(WORK TO DO): Gather, from the listing beneath this task, every line holding the string "chart".
** START OF PROVIDED DATA **
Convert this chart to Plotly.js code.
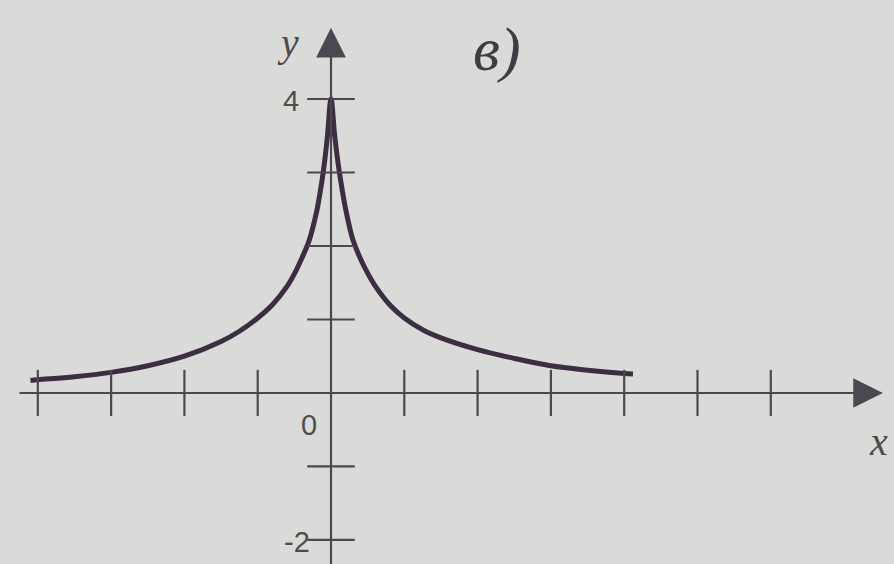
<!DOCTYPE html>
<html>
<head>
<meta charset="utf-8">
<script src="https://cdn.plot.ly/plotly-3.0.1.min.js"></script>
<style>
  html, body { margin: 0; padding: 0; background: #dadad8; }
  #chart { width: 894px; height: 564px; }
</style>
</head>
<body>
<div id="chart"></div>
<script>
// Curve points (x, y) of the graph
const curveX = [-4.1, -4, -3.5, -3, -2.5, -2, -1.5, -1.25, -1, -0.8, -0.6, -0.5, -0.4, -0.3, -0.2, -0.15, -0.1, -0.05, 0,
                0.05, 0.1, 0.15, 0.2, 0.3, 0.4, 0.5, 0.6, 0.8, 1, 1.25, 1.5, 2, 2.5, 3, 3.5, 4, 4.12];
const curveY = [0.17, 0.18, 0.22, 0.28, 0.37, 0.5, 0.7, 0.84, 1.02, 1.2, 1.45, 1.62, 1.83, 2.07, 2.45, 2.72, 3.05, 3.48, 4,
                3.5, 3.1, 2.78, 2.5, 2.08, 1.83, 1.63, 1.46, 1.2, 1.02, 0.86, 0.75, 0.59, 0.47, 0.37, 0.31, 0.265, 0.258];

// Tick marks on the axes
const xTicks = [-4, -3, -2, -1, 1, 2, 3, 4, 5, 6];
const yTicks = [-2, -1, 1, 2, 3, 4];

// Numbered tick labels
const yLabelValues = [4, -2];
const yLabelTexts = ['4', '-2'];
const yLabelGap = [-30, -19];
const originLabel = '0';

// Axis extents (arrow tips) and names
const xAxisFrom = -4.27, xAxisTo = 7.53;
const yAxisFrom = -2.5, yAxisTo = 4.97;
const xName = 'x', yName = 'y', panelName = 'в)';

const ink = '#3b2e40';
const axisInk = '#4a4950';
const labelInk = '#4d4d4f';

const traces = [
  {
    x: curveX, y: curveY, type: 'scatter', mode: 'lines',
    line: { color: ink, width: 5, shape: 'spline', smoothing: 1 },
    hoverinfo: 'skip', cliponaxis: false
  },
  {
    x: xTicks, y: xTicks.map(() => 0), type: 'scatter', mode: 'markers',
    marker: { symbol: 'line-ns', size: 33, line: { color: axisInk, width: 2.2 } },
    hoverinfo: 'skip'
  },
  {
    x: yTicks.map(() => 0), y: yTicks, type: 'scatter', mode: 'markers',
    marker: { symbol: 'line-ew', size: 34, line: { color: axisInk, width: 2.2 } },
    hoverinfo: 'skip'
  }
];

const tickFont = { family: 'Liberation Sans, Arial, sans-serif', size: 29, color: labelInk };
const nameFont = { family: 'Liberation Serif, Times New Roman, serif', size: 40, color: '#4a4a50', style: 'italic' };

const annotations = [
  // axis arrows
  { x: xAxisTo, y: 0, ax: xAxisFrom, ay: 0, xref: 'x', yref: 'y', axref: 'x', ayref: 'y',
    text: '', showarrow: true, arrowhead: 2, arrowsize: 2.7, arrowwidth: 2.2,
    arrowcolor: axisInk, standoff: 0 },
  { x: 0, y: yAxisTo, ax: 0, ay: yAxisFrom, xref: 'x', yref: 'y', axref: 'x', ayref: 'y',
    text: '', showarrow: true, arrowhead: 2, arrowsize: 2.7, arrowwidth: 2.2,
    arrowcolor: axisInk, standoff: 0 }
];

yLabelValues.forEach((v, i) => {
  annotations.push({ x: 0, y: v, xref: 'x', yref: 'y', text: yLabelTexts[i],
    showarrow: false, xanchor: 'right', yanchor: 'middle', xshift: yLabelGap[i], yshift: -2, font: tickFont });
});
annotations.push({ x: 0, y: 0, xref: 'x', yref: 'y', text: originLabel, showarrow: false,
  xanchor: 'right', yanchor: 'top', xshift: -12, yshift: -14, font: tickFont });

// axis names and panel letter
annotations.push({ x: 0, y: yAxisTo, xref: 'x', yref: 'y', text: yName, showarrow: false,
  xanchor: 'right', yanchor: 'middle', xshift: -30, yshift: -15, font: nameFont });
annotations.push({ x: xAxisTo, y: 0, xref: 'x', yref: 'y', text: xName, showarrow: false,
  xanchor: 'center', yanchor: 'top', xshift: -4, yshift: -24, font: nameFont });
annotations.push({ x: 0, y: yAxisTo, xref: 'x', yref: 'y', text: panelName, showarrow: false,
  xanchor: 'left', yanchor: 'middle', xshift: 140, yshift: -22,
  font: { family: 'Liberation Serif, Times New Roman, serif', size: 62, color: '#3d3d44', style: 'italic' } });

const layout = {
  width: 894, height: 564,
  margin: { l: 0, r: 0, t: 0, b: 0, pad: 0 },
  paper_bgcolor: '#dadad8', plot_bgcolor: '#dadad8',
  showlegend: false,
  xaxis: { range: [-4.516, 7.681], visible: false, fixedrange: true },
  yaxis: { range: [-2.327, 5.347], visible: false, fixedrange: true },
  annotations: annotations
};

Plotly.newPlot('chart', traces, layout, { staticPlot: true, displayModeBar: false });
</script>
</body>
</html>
** END OF PROVIDED DATA **
(ANSWER):
Convert this chart to Plotly.js code.
  #chart { width: 894px; height: 564px; }
<div id="chart"></div>
Plotly.newPlot('chart', traces, layout, { staticPlot: true, displayModeBar: false });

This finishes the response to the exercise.